What interests and motivates me in my painting is to explore another form of expression passing different superimposed layers of materials and textures and different levels of reading and analysis.
What pleases me is precisely the fact that the background and the subject blend and merge, while vibrating in harmony, as in osmosis, as if to put each other in value and in the foreground.
U: What do you wish for each person who views your art or buys your art experiences?
T: I first want to create a beautiful and luminous work full of poetry and mystery, between shadow and light ... above all to express my poetic, symbolic, mystical, or psychological message at first ... Or a set of these different factors.
Then my second objective is to create an emotion and/or a reflection in the viewer or the collector of the painting, facing the mystery of the work in order to bring him to understand where I wanted to take him ... or well sometimes, on the contrary to paradoxically discover interesting elements on my interior and introspective thoughts and the emotions which could have crossed me and which people tell me in return and which I had not necessarily analyzed consciously.
Both are equally interesting to me.
U: Have you ever had any doubt in becoming an artist, or during your career? If so, how did you overcome it?
T: Of course, I think that doubt is the artist's traveling companion ... just as much as loneliness. She, too, is so necessary, jubilant and an indispensable source of creation for me, although at times terribly painful and distressing. Everything goes hand in hand, like Yin and Yang interlocking and complementing each other perfectly.
From the first day I decided to launch myself overnight in this professional and exclusive life, I knew doubt ... And that's why I left myself no other option than to succeed in devoting my whole life to it and making a living from it.
The moments of doubt, the irregular incomes of the beginning, the disappointments, betrayals, and multiple worries were never enough to erase my happiness, my need, and my unshakeable will to paint this feeling of freedom which is worth all the gold in the world, and the fact that all the small or big victories are mine.
The feeling of leaving a trace that will survive us in the future is also a desire to survive death, in a way.
U: What is next for you?
T: We will see where the wind will take me ... I leave a lot of room for destiny, for human encounters. I consider this to be the spice of existence. Several beautiful exhibitions will be held soon in France and abroad, even if the health crisis has had a major impact on the culture and art sector, life is gradually resuming its rights …

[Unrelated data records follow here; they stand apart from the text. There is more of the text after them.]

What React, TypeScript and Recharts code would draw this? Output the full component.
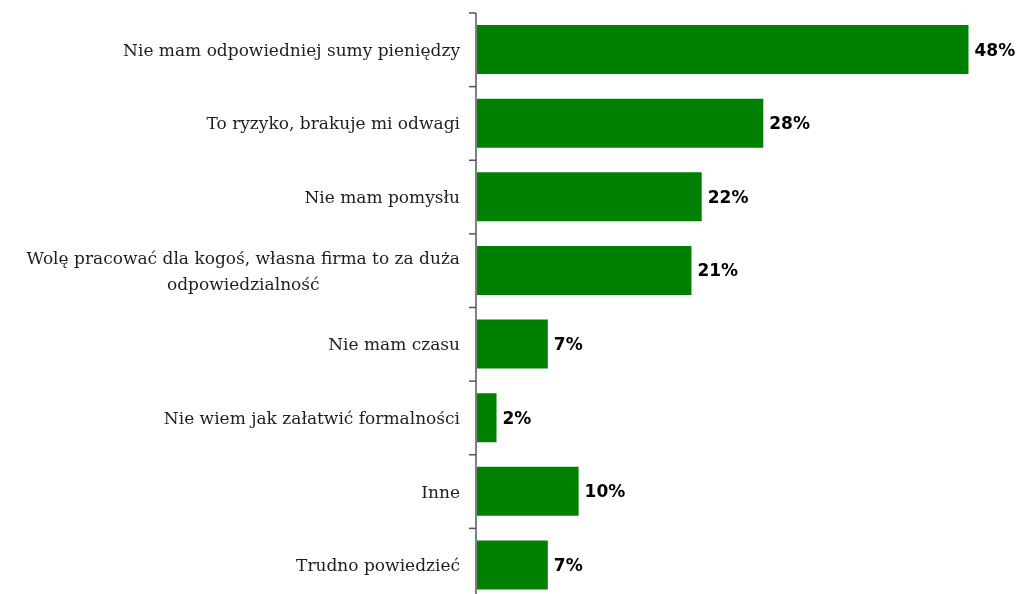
import { Bar, BarChart, LabelList, XAxis, YAxis } from "recharts";

const reasons = [
  "Nie mam odpowiedniej sumy pieniędzy",
  "To ryzyko, brakuje mi odwagi",
  "Nie mam pomysłu",
  "Wolę pracować dla kogoś, własna firma to za duża odpowiedzialność",
  "Nie mam czasu",
  "Nie wiem jak załatwić formalności",
  "Inne",
  "Trudno powiedzieć",
];

const shares = [48, 28, 22, 21, 7, 2, 10, 7];

const data = reasons.map((reason, i) => ({ reason, share: shares[i] }));

const WIDTH = 1009;
const HEIGHT = 594;
const MARGIN = { top: 5, right: 28, bottom: 0, left: 0 };
const AXIS_W = 468;
const BAND = (HEIGHT - MARGIN.top - MARGIN.bottom) / reasons.length;
const LABEL_SIZE = 17;
const LABEL_FONT = `${LABEL_SIZE}px 'DejaVu Serif'`;
const WRAP_AT = 455;

let ctx: CanvasRenderingContext2D | null = null;
const measure = (s: string) => {
  if (!ctx) {
    ctx = document.createElement("canvas").getContext("2d");
    if (ctx) ctx.font = LABEL_FONT;
  }
  return ctx ? ctx.measureText(s).width : s.length * 10;
};

// word-wrap long category names, like the original chart did
const wrap = (text: string) => {
  const words = text.split(" ");
  const lines: string[] = [];
  let cur = "";
  for (const w of words) {
    const next = cur ? cur + " " + w : w;
    if (cur && measure(next) > WRAP_AT) {
      lines.push(cur);
      cur = w;
    } else {
      cur = next;
    }
  }
  lines.push(cur);
  return lines;
};

// category label plus a tick mark on the band boundary above it
const ReasonTick = (props: any) => {
  const { y, payload, index } = props;
  const right = AXIS_W - 16;
  const lines = wrap(String(payload.value));
  const lineH = 26;
  const top = y - ((lines.length - 1) * lineH) / 2;
  const widest = Math.max(...lines.map(measure));
  const multi = lines.length > 1;
  return (
    <g>
      <line x1={AXIS_W - 7} x2={AXIS_W} y1={y - BAND / 2} y2={y - BAND / 2} stroke="#555" strokeWidth={1.5} />
      {index === reasons.length - 1 && (
        <line x1={AXIS_W - 7} x2={AXIS_W} y1={y + BAND / 2} y2={y + BAND / 2} stroke="#555" strokeWidth={1.5} />
      )}
      <text
        fontFamily="DejaVu Serif"
        fontSize={LABEL_SIZE}
        fill="#1e1e1e"
        textAnchor={multi ? "middle" : "end"}
        dominantBaseline="central"
      >
        {lines.map((l, i) => (
          <tspan key={i} x={multi ? right - widest / 2 : right} y={top + i * lineH}>
            {l}
          </tspan>
        ))}
      </text>
    </g>
  );
};

export default function App() {
  return (
    <div style={{ position: "fixed", left: 8, top: 8 }}>
      <BarChart width={WIDTH} height={HEIGHT} data={data} layout="vertical" margin={MARGIN}>
        <XAxis type="number" domain={[0, 50]} hide />
        <YAxis
          type="category"
          dataKey="reason"
          width={AXIS_W}
          axisLine={{ stroke: "#808080", strokeWidth: 2 }}
          tickLine={false}
          tick={<ReasonTick />}
          interval={0}
        />
        <Bar dataKey="share" fill="#008000" barSize={49} isAnimationActive={false}>
          <LabelList
            dataKey="share"
            position="right"
            offset={6}
            formatter={(v: any) => `${v}%`}
            style={{ fontFamily: "DejaVu Sans", fontWeight: "bold", fontSize: 17, fill: "#000" }}
          />
        </Bar>
      </BarChart>
    </div>
  );
}
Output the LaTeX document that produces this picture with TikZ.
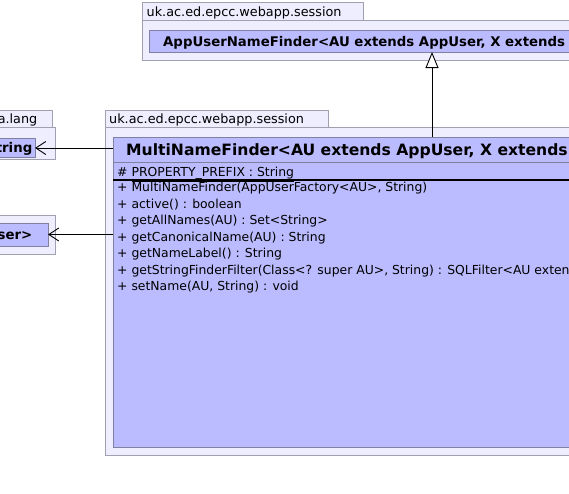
\documentclass[tikz,border=0pt]{standalone}
\usepackage{fontspec}
\setmainfont{DejaVu Sans}
\usetikzlibrary{arrows.meta}
\definecolor{pkgfill}{RGB}{238,238,255}
\definecolor{pkgline}{RGB}{160,160,176}
\definecolor{clsfill}{RGB}{187,187,255}
\definecolor{clsline}{RGB}{128,128,160}
\tikzset{
  pkg/.style={draw=pkgline, fill=pkgfill, line width=1pt, anchor=north west, inner sep=0pt, outer sep=0pt},
  cls/.style={draw=clsline, fill=clsfill, line width=1pt, anchor=north west, inner sep=0pt, outer sep=0pt},
  tablbl/.style={anchor=base west, inner sep=0pt, font=\fontsize{12.8}{12.8}\selectfont},
  clsname/.style={anchor=base west, inner sep=0pt, font=\bfseries\fontsize{13.3}{13.3}\selectfont},
  member/.style={anchor=base west, inner sep=0pt, font=\fontsize{12.4}{12.4}\selectfont},
  dep/.style={-{Straight Barb[length=10pt,width=13pt]}, line width=0.9pt},
  gen/.style={-{Triangle[open,length=16pt,width=13pt,fill=white]}, line width=0.9pt},
}
\begin{document}
\begin{tikzpicture}[x=1pt,y=-1pt]
\useasboundingbox (0,0) rectangle (569,493);
\fill[white] (0,0) rectangle (569,493);
\clip (0,0) rectangle (569,493);
% top package
\node[pkg, minimum width=221, minimum height=19] (toptab) at (142,2) {};
\node[pkg, minimum width=600, minimum height=40] (toppkg) at (142,20.5) {};
\node[tablbl] (toplbl) at (146.5,16) {uk.ac.ed.epcc.webapp.session};
\node[cls, minimum width=566, minimum height=22] (super) at (149,30) {};
\node[clsname] (supername) at (163,46) {AppUserNameFinder<AU extends AppUser, X extends D};
% java.lang package
\node[pkg, minimum width=102, minimum height=18] (langtab) at (-50,110) {};
\node[pkg, minimum width=105, minimum height=32] (langpkg) at (-50,127.5) {};
\node[tablbl, anchor=base east] (langlbl) at (37.5,123.5) {java.lang};
\node[cls, minimum width=85, minimum height=19] (str) at (-50,138.5) {};
\node[clsname, anchor=base east] (strname) at (32.5,152.5) {String};
% lower left package
\node[pkg, minimum width=155, minimum height=39] (fpkg) at (-100,215) {};
\node[cls, minimum width=148, minimum height=23] (fact) at (-100,223) {};
\node[clsname, anchor=base east] (factname) at (32.5,239.5) {AppUserFactory<AU extends AppUser>};
% main package
\node[pkg, minimum width=223, minimum height=18] (maintab) at (105,110) {};
\node[pkg, minimum width=700, minimum height=328] (mainpkg) at (105,127.5) {};
\node[tablbl] (mainlbl) at (109,123.5) {uk.ac.ed.epcc.webapp.session};
\node[cls, minimum width=638, minimum height=310] (main) at (113,137) {};
\node[clsname, font=\bfseries\fontsize{15.6}{15.6}\selectfont] (mainname) at (126,155) {MultiNameFinder<AU extends AppUser, X extends};
\draw[clsline, line width=1pt] (main.west |- 0,162) -- (main.east |- 0,162);
\node[member] (attr) at (117,176.5) {\#\ \underline{PROPERTY\_PREFIX : String}};
\draw[black, line width=1.5pt] (main.west |- 0,180) -- (main.east |- 0,180);
\node[member] (m1) at (117,191.5) {+ MultiNameFinder(AppUserFactory<AU>, String)};
\node[member] (m2) at (117,208) {+ active() : boolean};
\node[member] (m3) at (117,224.5) {+ getAllNames(AU) : Set<String>};
\node[member] (m4) at (117,241) {+ getCanonicalName(AU) : String};
\node[member] (m5) at (117,257.5) {+ getNameLabel() : String};
\node[member] (m6) at (117,274) {+ getStringFinderFilter(Class<? super AU>, String) : SQLFilter<AU extends AppUser>};
\node[member] (m7) at (117,290.5) {+ setName(AU, String) : void};
% connectors
\draw[gen] (main.north) -- (super.south);
\draw[dep] (main.west |- str.east) -- (str.east);
\draw[dep] (main.west |- fact.east) -- (fact.east);
\end{tikzpicture}
\end{document}
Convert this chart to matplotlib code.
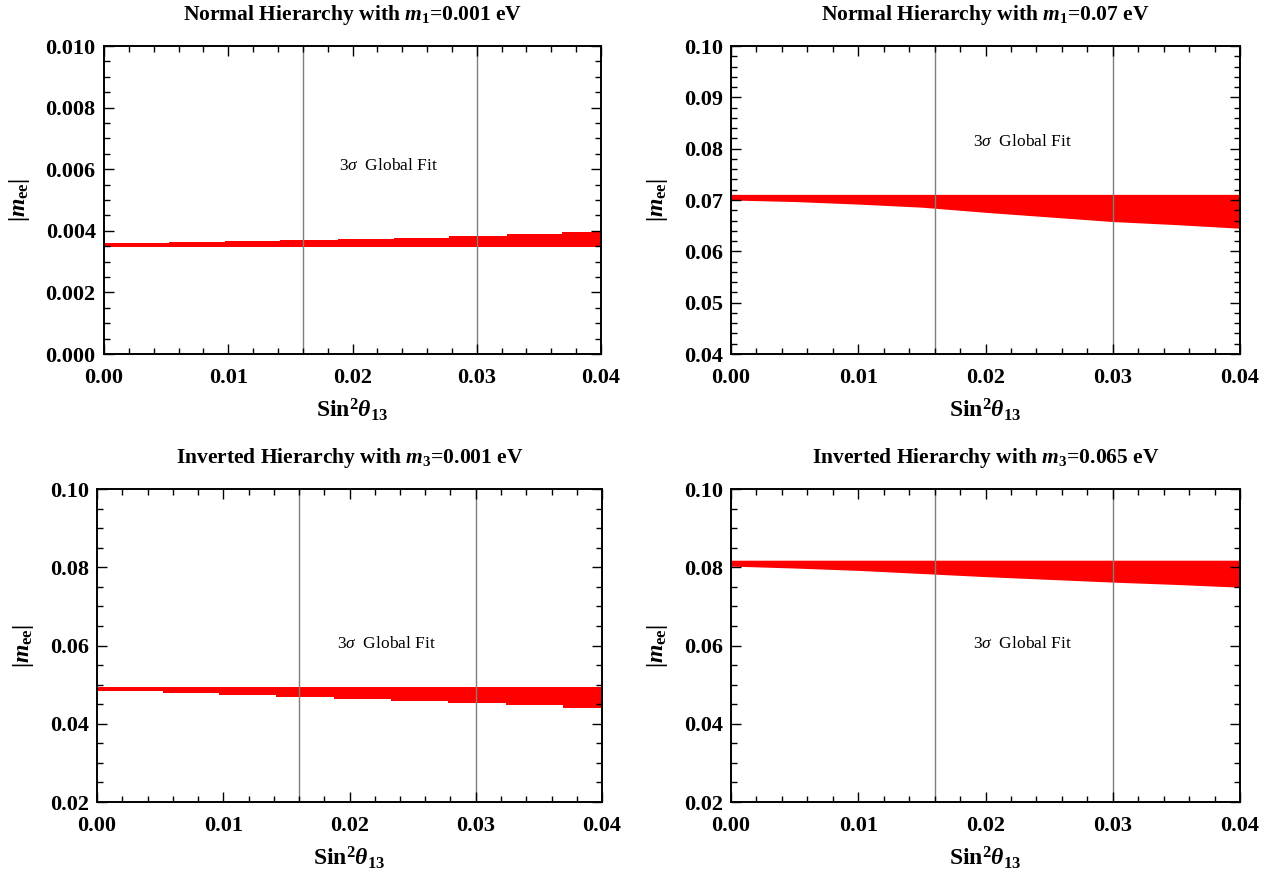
import matplotlib
matplotlib.use("Agg")
import matplotlib.pyplot as plt
from matplotlib.ticker import MultipleLocator, FormatStrFormatter

plt.rcParams['font.family'] = ['Liberation Serif', 'DejaVu Serif']
plt.rcParams['mathtext.fontset'] = 'custom'
plt.rcParams['mathtext.rm'] = 'Liberation Serif:bold'
plt.rcParams['mathtext.it'] = 'Liberation Serif:bold:italic'
plt.rcParams['mathtext.bf'] = 'Liberation Serif:bold'
plt.rcParams['mathtext.sf'] = 'Liberation Serif:italic'

# ---------------- data ----------------
titles = [r"Normal Hierarchy with $m_1$=0.001 eV",
          r"Normal Hierarchy with $m_1$=0.07 eV",
          r"Inverted Hierarchy with $m_3$=0.001 eV",
          r"Inverted Hierarchy with $m_3$=0.065 eV"]

# stepped bands (left panels): step edges in sin^2(theta13)
step_x = [0.0, 0.0052, 0.0097, 0.0142, 0.0188, 0.0233, 0.0278, 0.0324, 0.0369, 0.04]
tl_lower = [0.00348, 0.00348, 0.00348, 0.00348, 0.00348, 0.00348, 0.00348, 0.00348, 0.00348, 0.00348]
tl_upper = [0.00362, 0.00364, 0.00366, 0.00369, 0.00372, 0.00376, 0.00382, 0.00389, 0.00396, 0.00396]
bl_lower = [0.0484, 0.0479, 0.0474, 0.0468, 0.0462, 0.0457, 0.0452, 0.0447, 0.0441, 0.0441]
bl_upper = [0.0494, 0.0494, 0.0494, 0.0494, 0.0494, 0.0494, 0.0494, 0.0494, 0.0494, 0.0494]

# scattered bands (right panels)
band_x = [0.0, 0.005, 0.01, 0.015, 0.02, 0.025, 0.03, 0.035, 0.04]
tr_lower = [0.0700, 0.0697, 0.0692, 0.0686, 0.0676, 0.0667, 0.0658, 0.0652, 0.0645]
tr_upper = [0.0711, 0.0711, 0.0711, 0.0711, 0.0711, 0.0711, 0.0711, 0.0711, 0.0711]
br_lower = [0.0803, 0.0798, 0.0792, 0.0784, 0.0776, 0.0769, 0.0762, 0.0756, 0.0749]
br_upper = [0.0818, 0.0818, 0.0818, 0.0818, 0.0818, 0.0818, 0.0818, 0.0818, 0.0818]

fit_lines = [0.016, 0.030]
fit_label = r"3$\mathsf{\sigma}$  Global Fit"

ylims = [(0.0, 0.010), (0.04, 0.10), (0.02, 0.10), (0.02, 0.10)]
ymajor = [0.002, 0.01, 0.02, 0.02]
yminor = [0.0005, 0.002, 0.005, 0.005]
yfmt = ['%.3f', '%.2f', '%.2f', '%.2f']
text_y = [0.0061, 0.0813, 0.0603, 0.0603]

# ---------------- figure ----------------
W, H = 1273, 877
fig = plt.figure(figsize=(W / 100, H / 100), dpi=100)

def frac(l, t, r, b):
    return [l / W, 1 - b / H, (r - l) / W, (b - t) / H]

rects = [frac(104, 46, 601, 354), frac(731, 46, 1240, 354),
         frac(97, 489, 602, 802), frac(731, 489, 1240, 802)]

axes = [fig.add_axes(r) for r in rects]

for i, ax in enumerate(axes):
    if i == 0:
        ax.fill_between(step_x, tl_lower, tl_upper, step='post', color='#ff0000', lw=0)
    elif i == 2:
        ax.fill_between(step_x, bl_lower, bl_upper, step='post', color='#ff0000', lw=0)
    elif i == 1:
        ax.fill_between(band_x, tr_lower, tr_upper, color='#ff0000', lw=0)
    else:
        ax.fill_between(band_x, br_lower, br_upper, color='#ff0000', lw=0)

    for xv in fit_lines:
        ax.axvline(xv, color='#7f7f7f', lw=1.0, zorder=1)
    ax.text(0.0229, text_y[i], fit_label, fontsize=12.5, ha='center', va='center',
            fontweight='normal')

    ax.set_xlim(0, 0.04)
    ax.set_ylim(*ylims[i])
    ax.xaxis.set_major_locator(MultipleLocator(0.01))
    ax.xaxis.set_minor_locator(MultipleLocator(0.002))
    ax.yaxis.set_major_locator(MultipleLocator(ymajor[i]))
    ax.yaxis.set_minor_locator(MultipleLocator(yminor[i]))
    ax.xaxis.set_major_formatter(FormatStrFormatter('%.2f'))
    ax.yaxis.set_major_formatter(FormatStrFormatter(yfmt[i]))
    ax.tick_params(which='both', direction='in', top=True, right=True,
                   width=1.0, color='black')
    ax.tick_params(which='major', length=7, labelsize=16)
    ax.tick_params(axis='x', which='major', pad=10)
    ax.tick_params(axis='y', which='major', pad=6)
    ax.tick_params(which='minor', length=4)
    for lab in ax.get_xticklabels() + ax.get_yticklabels():
        lab.set_fontweight('bold')
    for s in ax.spines.values():
        s.set_linewidth(1.4)
        s.set_color('black')

    ax.set_title(titles[i], fontsize=15.5, fontweight='bold', pad=19)
    ax.set_xlabel(r"$\mathrm{Sin}^2\theta_{13}$", fontsize=17, labelpad=6)
    ax.set_ylabel(r"$|m_{\mathrm{ee}}|$", fontsize=17, labelpad=10)

fig.savefig("out.png", dpi=100)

At the moment I am exhibiting in Sicily in Catania at the Contea Caravaggio Museum and I am also still represented by the galleries Art Bunker Gallery, Galerie Arts Evasion, Hep Galerie, and Artefact Galerie in France.
I will also soon participate in an auction in London organized for the benefit of research against multiple sclerosis. And finally, I have an ongoing retrospective book project on my work from my early days in painting until today.
The Embassy of France in Gabon is also working on an artistic competition project on the theme of "Marianne" for young people in the country, using as a model my portrait of the allegory of the French Republic.
U: Is art a means of exploration or reflection? Or both?
T: I think we can say that it is exactly both at the same time! It depends on your point of view. For the artist, it is undeniable that it is above all a means of exploring himself in an introspective way. And of course, without thinking during the exploration process, it would remain very superficial and not yield anything deeply interesting, neither for him nor for others. For art lovers in the position of observers, art is more of an intellectual exploration, physically passive rather than active, which in no way prevents reflection and reverie, quite the contrary!
Art then becomes a revelation in many ways ... for the artist as well as for spectators and collectors. Thank you all for your reading and thank you Uzomah.